>> begin Excerpted data

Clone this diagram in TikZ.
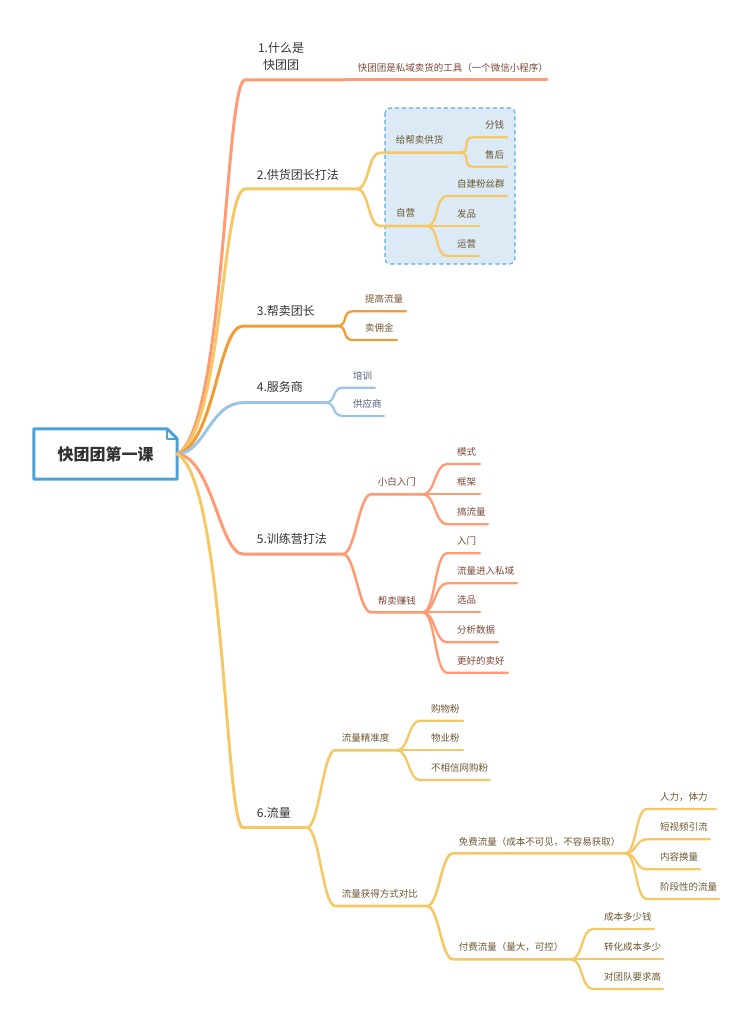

>> end Excerpted data
>> begin Excerpted data

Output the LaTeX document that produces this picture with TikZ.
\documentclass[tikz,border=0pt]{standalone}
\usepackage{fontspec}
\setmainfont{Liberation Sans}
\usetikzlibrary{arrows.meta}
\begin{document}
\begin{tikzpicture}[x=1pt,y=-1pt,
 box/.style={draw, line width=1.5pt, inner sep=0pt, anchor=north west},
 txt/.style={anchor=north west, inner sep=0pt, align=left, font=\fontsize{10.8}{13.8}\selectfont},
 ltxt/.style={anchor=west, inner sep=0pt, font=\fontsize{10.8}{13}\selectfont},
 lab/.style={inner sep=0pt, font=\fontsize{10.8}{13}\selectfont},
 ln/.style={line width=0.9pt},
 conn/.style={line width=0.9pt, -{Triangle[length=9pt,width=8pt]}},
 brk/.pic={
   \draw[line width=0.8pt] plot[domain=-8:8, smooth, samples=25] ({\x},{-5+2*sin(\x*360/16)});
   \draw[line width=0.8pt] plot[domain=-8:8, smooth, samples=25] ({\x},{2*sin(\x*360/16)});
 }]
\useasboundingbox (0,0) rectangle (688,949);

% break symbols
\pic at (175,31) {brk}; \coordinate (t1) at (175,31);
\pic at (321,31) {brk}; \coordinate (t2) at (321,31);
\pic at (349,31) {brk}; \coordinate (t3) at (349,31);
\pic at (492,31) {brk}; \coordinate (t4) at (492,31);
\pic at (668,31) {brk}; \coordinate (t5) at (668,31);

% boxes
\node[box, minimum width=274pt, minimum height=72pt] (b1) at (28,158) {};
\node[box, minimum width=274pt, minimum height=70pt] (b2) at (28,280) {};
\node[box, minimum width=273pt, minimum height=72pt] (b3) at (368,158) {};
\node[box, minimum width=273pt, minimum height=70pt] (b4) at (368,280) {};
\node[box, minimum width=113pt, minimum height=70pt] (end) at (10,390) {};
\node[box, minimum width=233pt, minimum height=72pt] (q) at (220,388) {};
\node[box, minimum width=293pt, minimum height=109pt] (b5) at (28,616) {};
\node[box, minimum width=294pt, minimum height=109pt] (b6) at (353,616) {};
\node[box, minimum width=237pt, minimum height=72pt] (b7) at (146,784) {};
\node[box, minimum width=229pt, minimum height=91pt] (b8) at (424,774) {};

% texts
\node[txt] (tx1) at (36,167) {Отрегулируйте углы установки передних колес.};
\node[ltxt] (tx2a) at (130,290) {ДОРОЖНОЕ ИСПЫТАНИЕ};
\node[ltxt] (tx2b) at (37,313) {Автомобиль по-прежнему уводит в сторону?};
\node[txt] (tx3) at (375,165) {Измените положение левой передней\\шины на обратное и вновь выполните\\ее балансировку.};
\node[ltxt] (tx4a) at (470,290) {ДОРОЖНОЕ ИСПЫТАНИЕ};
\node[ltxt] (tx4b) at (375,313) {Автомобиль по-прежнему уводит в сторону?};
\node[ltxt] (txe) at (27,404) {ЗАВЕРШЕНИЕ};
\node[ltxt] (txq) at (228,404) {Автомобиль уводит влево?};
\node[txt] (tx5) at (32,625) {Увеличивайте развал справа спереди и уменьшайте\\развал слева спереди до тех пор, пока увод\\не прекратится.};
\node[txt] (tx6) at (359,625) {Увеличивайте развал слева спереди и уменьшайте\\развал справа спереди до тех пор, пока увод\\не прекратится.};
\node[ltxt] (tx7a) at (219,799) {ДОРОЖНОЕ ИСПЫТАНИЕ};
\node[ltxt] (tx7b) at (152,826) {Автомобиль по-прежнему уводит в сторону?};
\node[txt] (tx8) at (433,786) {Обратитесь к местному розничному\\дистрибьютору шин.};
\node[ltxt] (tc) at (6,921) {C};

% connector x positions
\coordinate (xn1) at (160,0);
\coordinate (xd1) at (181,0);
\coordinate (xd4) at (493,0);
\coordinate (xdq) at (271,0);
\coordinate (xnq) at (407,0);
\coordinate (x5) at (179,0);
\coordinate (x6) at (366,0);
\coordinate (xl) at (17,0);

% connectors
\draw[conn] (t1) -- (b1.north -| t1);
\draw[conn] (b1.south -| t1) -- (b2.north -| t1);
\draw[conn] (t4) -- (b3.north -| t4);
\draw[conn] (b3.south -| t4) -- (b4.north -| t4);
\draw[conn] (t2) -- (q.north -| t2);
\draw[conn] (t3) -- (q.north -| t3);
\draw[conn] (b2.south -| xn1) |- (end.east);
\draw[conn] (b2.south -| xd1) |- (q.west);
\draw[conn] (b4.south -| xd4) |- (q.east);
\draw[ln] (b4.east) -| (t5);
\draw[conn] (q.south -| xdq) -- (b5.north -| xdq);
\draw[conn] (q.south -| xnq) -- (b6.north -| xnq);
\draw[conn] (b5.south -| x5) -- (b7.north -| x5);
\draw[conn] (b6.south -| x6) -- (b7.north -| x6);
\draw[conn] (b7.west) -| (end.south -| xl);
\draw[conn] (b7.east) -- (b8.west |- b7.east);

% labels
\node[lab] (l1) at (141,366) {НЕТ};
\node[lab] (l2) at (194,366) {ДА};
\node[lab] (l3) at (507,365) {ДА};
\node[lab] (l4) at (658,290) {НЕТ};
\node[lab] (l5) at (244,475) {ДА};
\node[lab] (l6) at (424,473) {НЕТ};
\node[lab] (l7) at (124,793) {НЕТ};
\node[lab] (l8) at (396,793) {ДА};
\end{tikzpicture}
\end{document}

>> end Excerpted data

Filter the records, keeping only lines that contain "this", and show those lines.

Clone this diagram in TikZ.
Output the LaTeX document that produces this picture with TikZ.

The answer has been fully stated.